**SHORT PROBLEM:** Quote the records exactly, starting at the first line and stopping after the line with "const plotLeft = 87, plotBottom"; skip the pictures.

**SUPPLIED ENTRIES:**
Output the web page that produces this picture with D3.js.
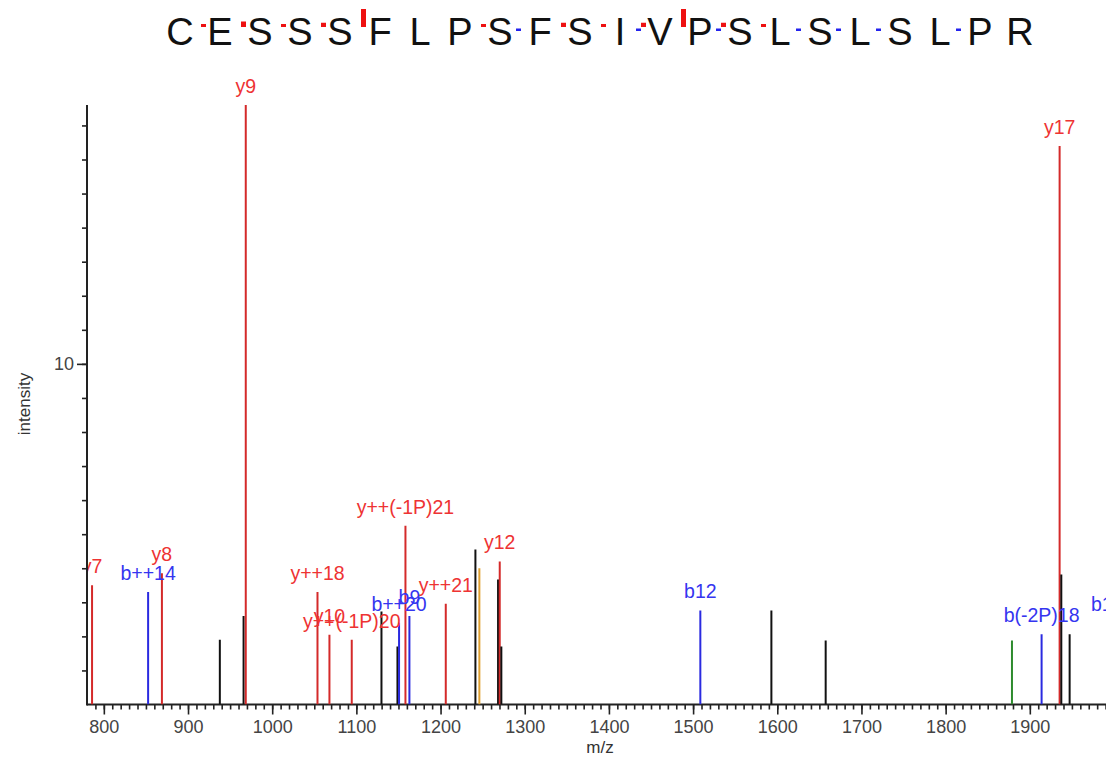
<!DOCTYPE html>
<html>
<head>
<meta charset="utf-8">
<script src="https://cdn.jsdelivr.net/npm/d3@7"></script>
<style>
  html, body { margin: 0; padding: 0; background: #fff; overflow: hidden; }
  svg { display: block; font-family: "Liberation Sans", Arial, Helvetica, sans-serif; }
</style>
</head>
<body>
<svg id="chart" width="1106" height="762"></svg>
<script>
// ---- data ----
const sequence = ["C","E","S","S","S","F","L","P","S","F","S","I","V","P","S","L","S","L","S","L","P","R"];
// gap index (after residue n) -> fragment marker strength
const yIonGaps = [1, 2, 3, 4, 5, 8, 10, 11, 12, 13, 14, 15];
const yIonStrength = [1, 2, 1, 1.5, 5, 1, 1.5, 1, 1.5, 5, 1.5, 1];
const bIonGaps = [9, 12, 14, 16, 17, 18, 20];

const peakMz = [786, 852.6, 869, 937.8, 966, 968.6, 1053.8, 1068, 1094.5, 1129.8, 1148.8, 1150.7, 1158.3, 1163, 1206.2, 1241.4, 1246.1, 1268.3, 1270.3, 1272.2, 1508.6, 1593, 1657.5, 1878.8, 1914, 1935.4, 1937.4, 1947.3, 1992];
const peakIntensity = [3.5, 3.3, 3.85, 1.9, 2.6, 17.6, 3.3, 2.05, 1.9, 2.73, 1.7, 2.4, 5.25, 2.6, 2.96, 4.55, 4.0, 3.67, 4.2, 1.7, 2.76, 2.76, 1.88, 1.88, 2.06, 16.4, 3.82, 2.06, 2.4];
const peakType = ["y","b","y","u","u","y","y","y","y","u","u","b","y","b","y","u","o","u","y","u","b","u","u","g","b","y","u","u","b"];
const peakLabel = ["y7","b++14","y8","","","y9","y++18","y10","y++(-1P)20","","","b++20","y++(-1P)21","b9","y++21","","","","y12","","b12","","","","b(-2P)18","y17","","","b19"];

const xMajorTicks = [800, 900, 1000, 1100, 1200, 1300, 1400, 1500, 1600, 1700, 1800, 1900];
const yLabelTicks = [10];
const xTitle = "m/z";
const yTitle = "intensity";

// ---- styles ----
const lineColor = { y: "#d42a2a", b: "#2a2ae0", u: "#111111", o: "#e0a030", g: "#2e8b2e" };
const labelColor = { y: "#ee3333", b: "#3535f0" };

const svg = d3.select("#chart");
const plotLeft = 87, plotBottom = 704.5, plotTop = 105;

const x = d3.scaleLinear().domain([780, 2010]).range([plotLeft, plotLeft + 1230 * 0.8418]);
const y = d3.scaleLinear().domain([0, 17.6]).range([plotBottom, plotTop]);

// clip
svg.append("defs").append("clipPath").attr("id", "plotclip")
  .append("rect").attr("x", plotLeft + 1).attr("y", 0).attr("width", 1106 - plotLeft).attr("height", plotBottom);

// ---- title sequence ----
const seqX = d3.scaleLinear().domain([0, sequence.length - 1]).range([180, 1020]);
const title = svg.append("g");
title.selectAll("text").data(sequence).join("text")
  .attr("x", (d, i) => seqX(i)).attr("y", 45)
  .attr("text-anchor", "middle")
  .attr("font-size", 38).attr("fill", "#111")
  .text(d => d);
title.selectAll("rect.yi").data(yIonGaps).join("rect")
  .attr("class", "yi")
  .attr("x", (d) => seqX(d - 0.5) + 1)
  .attr("width", 5)
  .attr("y", (d, i) => yIonStrength[i] >= 5 ? 9 : 27 - 2.5 * yIonStrength[i] - 0.5)
  .attr("height", (d, i) => yIonStrength[i] >= 5 ? 18 : 2.5 * yIonStrength[i] + 0.5)
  .attr("fill", "#ee1111");
title.selectAll("rect.bi").data(bIonGaps).join("rect")
  .attr("class", "bi")
  .attr("x", (d) => seqX(d - 0.5) - 4)
  .attr("width", 5)
  .attr("y", 28.5).attr("height", 2.5)
  .attr("fill", "#2222ee");

// ---- axes ----
const xMinor = d3.range(790, 2011, 10);
const gx = svg.append("g").attr("transform", `translate(0,${plotBottom})`);
gx.call(d3.axisBottom(x).tickValues(xMinor).tickSize(5).tickFormat(""))
  .call(g => g.select(".domain").remove());
gx.append("g").call(d3.axisBottom(x).tickValues(xMajorTicks).tickSize(10).tickPadding(6).tickFormat(d3.format("d")))
  .call(g => g.select(".domain").remove());
gx.selectAll("line").attr("stroke", "#222").attr("stroke-width", 1.6);
gx.selectAll("text").attr("font-size", 18).attr("fill", "#444").attr("font-family", "Liberation Sans, Arial, sans-serif");
svg.append("line").attr("x1", plotLeft).attr("x2", 1106).attr("y1", plotBottom).attr("y2", plotBottom)
  .attr("stroke", "#222").attr("stroke-width", 2);

const gy = svg.append("g").attr("transform", `translate(${plotLeft},0)`);
gy.call(d3.axisLeft(y).tickValues(d3.range(1, 18)).tickSize(5).tickFormat(""))
  .call(g => g.select(".domain").remove());
gy.append("g").call(d3.axisLeft(y).tickValues(yLabelTicks).tickSize(10).tickPadding(3).tickFormat(d3.format("d")))
  .call(g => g.select(".domain").remove());
gy.selectAll("line").attr("stroke", "#222").attr("stroke-width", 1.6);
gy.selectAll("text").attr("font-size", 18).attr("fill", "#444").attr("font-family", "Liberation Sans, Arial, sans-serif");
svg.append("line").attr("x1", plotLeft).attr("x2", plotLeft).attr("y1", plotTop).attr("y2", plotBottom + 1)
  .attr("stroke", "#222").attr("stroke-width", 2);

svg.append("text").attr("x", 600).attr("y", 753).attr("text-anchor", "middle")
  .attr("font-size", 17).attr("fill", "#333").text(xTitle);
svg.append("text").attr("transform", "translate(30,404) rotate(-90)").attr("text-anchor", "middle")
  .attr("font-size", 17).attr("fill", "#333").text(yTitle);

// ---- peaks ----
const peaks = peakMz.map((m, i) => ({ mz: m, v: peakIntensity[i], t: peakType[i], l: peakLabel[i] }));
const plot = svg.append("g").attr("clip-path", "url(#plotclip)");
plot.selectAll("line").data(peaks).join("line")
  .attr("x1", d => x(d.mz)).attr("x2", d => x(d.mz))
  .attr("y1", y(0)).attr("y2", d => y(d.v))
  .attr("stroke", d => lineColor[d.t]).attr("stroke-width", 2);
plot.selectAll("text").data(peaks.filter(d => d.l)).join("text")
  .attr("x", d => x(d.mz)).attr("y", d => y(d.v) - 12)
  .attr("text-anchor", "middle").attr("font-size", 19.5)
  .attr("fill", d => labelColor[d.t]).text(d => d.l);
</script>
</body>
</html>
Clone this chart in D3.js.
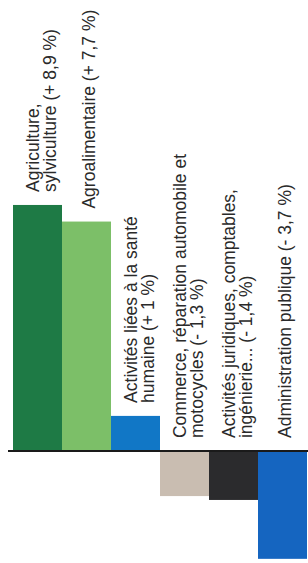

**EXERCISE ANSWER:**
Output the web page that produces this picture with D3.js.
<!DOCTYPE html>
<html>
<head>
<meta charset="utf-8">
<script src="https://cdn.jsdelivr.net/npm/d3@7"></script>
<style>
  html, body { margin: 0; padding: 0; background: #fff; overflow: hidden; }
  svg { display: block; font-family: "Liberation Sans", Arial, Helvetica, sans-serif; }
</style>
</head>
<body>
<svg id="chart" width="1106" height="762"></svg>
<script>
// ---- data ----
const sequence = ["C","E","S","S","S","F","L","P","S","F","S","I","V","P","S","L","S","L","S","L","P","R"];
// gap index (after residue n) -> fragment marker strength
const yIonGaps = [1, 2, 3, 4, 5, 8, 10, 11, 12, 13, 14, 15];
const yIonStrength = [1, 2, 1, 1.5, 5, 1, 1.5, 1, 1.5, 5, 1.5, 1];
const bIonGaps = [9, 12, 14, 16, 17, 18, 20];

const peakMz = [786, 852.6, 869, 937.8, 966, 968.6, 1053.8, 1068, 1094.5, 1129.8, 1148.8, 1150.7, 1158.3, 1163, 1206.2, 1241.4, 1246.1, 1268.3, 1270.3, 1272.2, 1508.6, 1593, 1657.5, 1878.8, 1914, 1935.4, 1937.4, 1947.3, 1992];
const peakIntensity = [3.5, 3.3, 3.85, 1.9, 2.6, 17.6, 3.3, 2.05, 1.9, 2.73, 1.7, 2.4, 5.25, 2.6, 2.96, 4.55, 4.0, 3.67, 4.2, 1.7, 2.76, 2.76, 1.88, 1.88, 2.06, 16.4, 3.82, 2.06, 2.4];
const peakType = ["y","b","y","u","u","y","y","y","y","u","u","b","y","b","y","u","o","u","y","u","b","u","u","g","b","y","u","u","b"];
const peakLabel = ["y7","b++14","y8","","","y9","y++18","y10","y++(-1P)20","","","b++20","y++(-1P)21","b9","y++21","","","","y12","","b12","","","","b(-2P)18","y17","","","b19"];

const xMajorTicks = [800, 900, 1000, 1100, 1200, 1300, 1400, 1500, 1600, 1700, 1800, 1900];
const yLabelTicks = [10];
const xTitle = "m/z";
const yTitle = "intensity";

// ---- styles ----
const lineColor = { y: "#d42a2a", b: "#2a2ae0", u: "#111111", o: "#e0a030", g: "#2e8b2e" };
const labelColor = { y: "#ee3333", b: "#3535f0" };

const svg = d3.select("#chart");
const plotLeft = 87, plotBottom = 704.5, plotTop = 105;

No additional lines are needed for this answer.